In early March 2013, Gabel resigned from the International Skating Union and U.S. Speedskating.

Also in March 2013, a second report emerged. Having heard of Farrell's experience, "Nikki Meyer, who was known by her maiden name of Nikki Ziegelmeyer when she won short track relay medals for the U.S. at the Albertville and Lillehammer Games," accused Gabel of raping her soon after she joined the Olympic training program, summer 1991. She described the alleged attack and ensuing three-year relationship in explicit detail and said, "He’s a child molester … rapist … sexual abuser [and] … pedophile". Gabel acknowledged "he made mistakes during his skating career, but strongly denied forcing himself on anyone". Meyer said she was not sure if she would "pursue criminal charges" or if she even could "because of the possible statute of limitations". But she hoped Gabel would receive "a lifetime ban from U.S. Speedskating and [removal] from the … Hall of Fame".

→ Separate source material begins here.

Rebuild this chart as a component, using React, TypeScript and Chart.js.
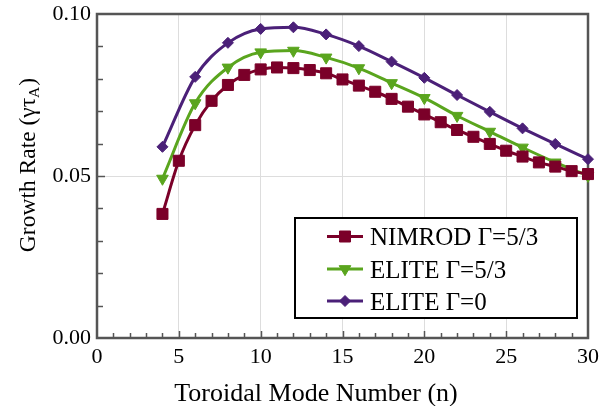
import React, { useEffect, useRef } from 'react';
import { Chart, registerables } from 'chart.js';

Chart.register(...registerables);

// Toroidal mode numbers and growth rates (normalised to the Alfvén time)
const nimrodModes = [4, 5, 6, 7, 8, 9, 10, 11, 12, 13, 14, 15, 16, 17, 18, 19, 20, 21, 22, 23, 24, 25, 26, 27, 28, 29, 30];
const nimrodGrowth = [
  0.0383, 0.0547, 0.0657, 0.0732, 0.0781, 0.0812, 0.0829, 0.0835, 0.0833, 0.0827,
  0.0817, 0.0798, 0.0779, 0.0760, 0.0738, 0.0714, 0.0690, 0.0666, 0.0642, 0.0621,
  0.0599, 0.0578, 0.0560, 0.0542, 0.0529, 0.0515, 0.0506,
];
const eliteModes = [4, 6, 8, 10, 12, 14, 16, 18, 20, 22, 24, 26, 28, 30];
const eliteGamma53 = [0.0492, 0.0725, 0.0835, 0.0882, 0.0887, 0.0866, 0.0833, 0.0787, 0.0741, 0.0686, 0.0637, 0.0588, 0.0542, 0.0501];
const eliteGamma0 = [0.0590, 0.0806, 0.0911, 0.0954, 0.0959, 0.0937, 0.0901, 0.0853, 0.0803, 0.0750, 0.0698, 0.0647, 0.0599, 0.0552];

const seriesLabels = ['NIMROD Γ=5/3', 'ELITE Γ=5/3', 'ELITE Γ=0'];
const seriesColors = ['#7b0029', '#5aa51e', '#4b2078'];

const xTitle = 'Toroidal Mode Number (n)';
const yTitleMain = 'Growth Rate (γτ';
const yTitleSub = 'A';
const yTitleEnd = ')';

const SERIF = '"Liberation Serif", "Times New Roman", serif';

type Shape = 'square' | 'triangle' | 'diamond';
const seriesShapes: Shape[] = ['square', 'triangle', 'diamond'];

function drawMarker(ctx: CanvasRenderingContext2D, shape: Shape, x: number, y: number, color: string) {
  ctx.save();
  ctx.fillStyle = color;
  ctx.strokeStyle = color;
  ctx.lineWidth = 1;
  ctx.beginPath();
  if (shape === 'square') {
    ctx.rect(x - 5.5, y - 5.5, 11, 11);
  } else if (shape === 'triangle') {
    const r = 6.7;
    ctx.moveTo(x, y + r);
    ctx.lineTo(x - r * 0.866, y - r * 0.5);
    ctx.lineTo(x + r * 0.866, y - r * 0.5);
    ctx.closePath();
  } else {
    const r = 5.5;
    ctx.moveTo(x, y - r);
    ctx.lineTo(x + r, y);
    ctx.lineTo(x, y + r);
    ctx.lineTo(x - r, y);
    ctx.closePath();
  }
  ctx.fill();
  ctx.stroke();
  ctx.restore();
}

// Let the layout padding alone decide the plot-area margins
function zeroScalePadding(scale: any) {
  scale.paddingTop = 0;
  scale.paddingBottom = 0;
  scale.paddingLeft = 0;
  scale.paddingRight = 0;
}

const frameAndTicks = {
  id: 'frameAndTicks',
  beforeDatasetsDraw(chart: any) {
    const { ctx, chartArea } = chart;
    const { left, right, top, bottom } = chartArea;
    const xs = chart.scales.x;
    const ys = chart.scales.y;
    ctx.save();
    ctx.strokeStyle = '#555555';
    ctx.lineWidth = 1.5;
    // inward ticks on the bottom axis, every unit
    for (let n = 1; n < 30; n++) {
      const px = Math.round(xs.getPixelForValue(n)) + 0.5;
      const len = n % 5 === 0 ? 7 : 5;
      ctx.beginPath();
      ctx.moveTo(px, bottom);
      ctx.lineTo(px, bottom - len);
      ctx.stroke();
    }
    // inward ticks on the left axis, every 0.01
    for (let k = 1; k < 10; k++) {
      const py = Math.round(ys.getPixelForValue(k / 100)) + 0.5;
      const len = k % 5 === 0 ? 8 : 6;
      ctx.beginPath();
      ctx.moveTo(left, py);
      ctx.lineTo(left + len, py);
      ctx.stroke();
    }
    ctx.lineWidth = 2.5;
    ctx.strokeRect(left, top, right - left, bottom - top);
    ctx.restore();
  },
  afterDraw(chart: any) {
    const { ctx } = chart;
    ctx.save();
    ctx.fillStyle = '#000000';

    // x-axis title
    ctx.font = `26px ${SERIF}`;
    ctx.textAlign = 'center';
    ctx.textBaseline = 'alphabetic';
    ctx.fillText(xTitle, 316, 401);

    // y-axis title with subscript
    ctx.translate(26, 165);
    ctx.rotate(-Math.PI / 2);
    ctx.textAlign = 'left';
    const bigFont = `23.5px ${SERIF}`;
    const smallFont = `15.5px ${SERIF}`;
    ctx.font = bigFont;
    const w1 = ctx.measureText(yTitleMain).width;
    const w3 = ctx.measureText(yTitleEnd).width;
    ctx.font = smallFont;
    const w2 = ctx.measureText(yTitleSub).width;
    let x0 = -(w1 + w2 + w3 + 1) / 2;
    ctx.font = bigFont;
    ctx.fillText(yTitleMain, x0, 8.5);
    x0 += w1;
    ctx.font = smallFont;
    ctx.fillText(yTitleSub, x0, 12.5);
    x0 += w2 + 1;
    ctx.font = bigFont;
    ctx.fillText(yTitleEnd, x0, 8.5);
    ctx.setTransform(1, 0, 0, 1, 0, 0);

    // legend box
    ctx.fillStyle = '#ffffff';
    ctx.fillRect(295, 218, 282, 100);
    ctx.strokeStyle = '#000000';
    ctx.lineWidth = 2;
    ctx.strokeRect(295, 218, 282, 100);
    const baselines = [245, 277.5, 309.5];
    ctx.font = `25px ${SERIF}`;
    ctx.textAlign = 'left';
    ctx.textBaseline = 'alphabetic';
    seriesLabels.forEach((label, i) => {
      const cy = baselines[i] - 8.5;
      ctx.strokeStyle = seriesColors[i];
      ctx.lineWidth = 3;
      ctx.beginPath();
      ctx.moveTo(327, cy);
      ctx.lineTo(363, cy);
      ctx.stroke();
      drawMarker(ctx, seriesShapes[i], 345, cy, seriesColors[i]);
      ctx.fillStyle = '#000000';
      ctx.fillText(label, 370, baselines[i]);
    });
    ctx.restore();
  },
};

export default function App() {
  const canvasRef = useRef<HTMLCanvasElement | null>(null);

  useEffect(() => {
    const canvas = canvasRef.current;
    if (!canvas) return;

    const toPoints = (xs: number[], ys: number[]) => xs.map((x, i) => ({ x, y: ys[i] }));

    const chart = new Chart(canvas, {
      type: 'line',
      data: {
        datasets: [
          {
            label: seriesLabels[0],
            data: toPoints(nimrodModes, nimrodGrowth),
            borderColor: seriesColors[0],
            backgroundColor: seriesColors[0],
            borderWidth: 3,
            pointStyle: 'rect',
            pointRadius: 7.8,
            pointBorderWidth: 1,
            cubicInterpolationMode: 'monotone',
            clip: false,
          },
          {
            label: seriesLabels[1],
            data: toPoints(eliteModes, eliteGamma53),
            borderColor: seriesColors[1],
            backgroundColor: seriesColors[1],
            borderWidth: 3,
            pointStyle: 'triangle',
            pointRotation: 180,
            pointRadius: 6.7,
            pointBorderWidth: 1,
            cubicInterpolationMode: 'monotone',
            clip: false,
          },
          {
            label: seriesLabels[2],
            data: toPoints(eliteModes, eliteGamma0),
            borderColor: seriesColors[2],
            backgroundColor: seriesColors[2],
            borderWidth: 3,
            pointStyle: 'rectRot',
            pointRadius: 5.5,
            pointBorderWidth: 1,
            cubicInterpolationMode: 'monotone',
            clip: false,
          },
        ],
      },
      options: {
        responsive: false,
        animation: false,
        layout: { padding: { top: 14, right: 12, left: 0, bottom: 0 } },
        plugins: {
          legend: { display: false },
          tooltip: { enabled: false },
        },
        scales: {
          x: {
            type: 'linear',
            min: 0,
            max: 30,
            afterFit: (scale: any) => {
              scale.height = 68;
              zeroScalePadding(scale);
            },
            ticks: {
              stepSize: 5,
              color: '#000000',
              padding: 6,
              font: { family: SERIF, size: 22 },
              maxRotation: 0,
            },
            grid: { color: '#dddddd', lineWidth: 1, drawTicks: false },
            border: { display: false },
          },
          y: {
            type: 'linear',
            min: 0,
            max: 0.1,
            afterFit: (scale: any) => {
              scale.width = 97;
              zeroScalePadding(scale);
            },
            ticks: {
              stepSize: 0.05,
              color: '#000000',
              padding: 6,
              font: { family: SERIF, size: 22 },
              callback: (v: any) => Number(v).toFixed(2),
            },
            grid: { color: '#dddddd', lineWidth: 1, drawTicks: false },
            border: { display: false },
          },
        },
      },
      plugins: [frameAndTicks],
    });

    return () => chart.destroy();
  }, []);

  return (
    <div style={{ position: 'absolute', left: 0, top: 0, width: 600, height: 406, background: '#ffffff' }}>
      <canvas ref={canvasRef} width={600} height={406} style={{ display: 'block' }} />
    </div>
  );
}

U.S. Speedskating said in a statement it "will not tolerate abuse of any kind [and], through a referral from the U.S. Olympic Committee’s Safe Sport program", and hired the law firm Sidley Austin LLP "to investigate all accusations involving Gabel".

==Post-skating career==

Gabel was also Principal and Client Relationship Officer for Barclays Global Investors.

In August 2004, he joined The Bonham Group, a Denver-based sports marketing company; he was responsible for new business development, business planning and budgeting.

Gabel has also been a commentator for various short track speedskating events on ABC's Wide World of Sports, ESPN, and the Outdoor Life Network. He served as commentator and analyst for short track events at the 2010 Winter Games in Vancouver.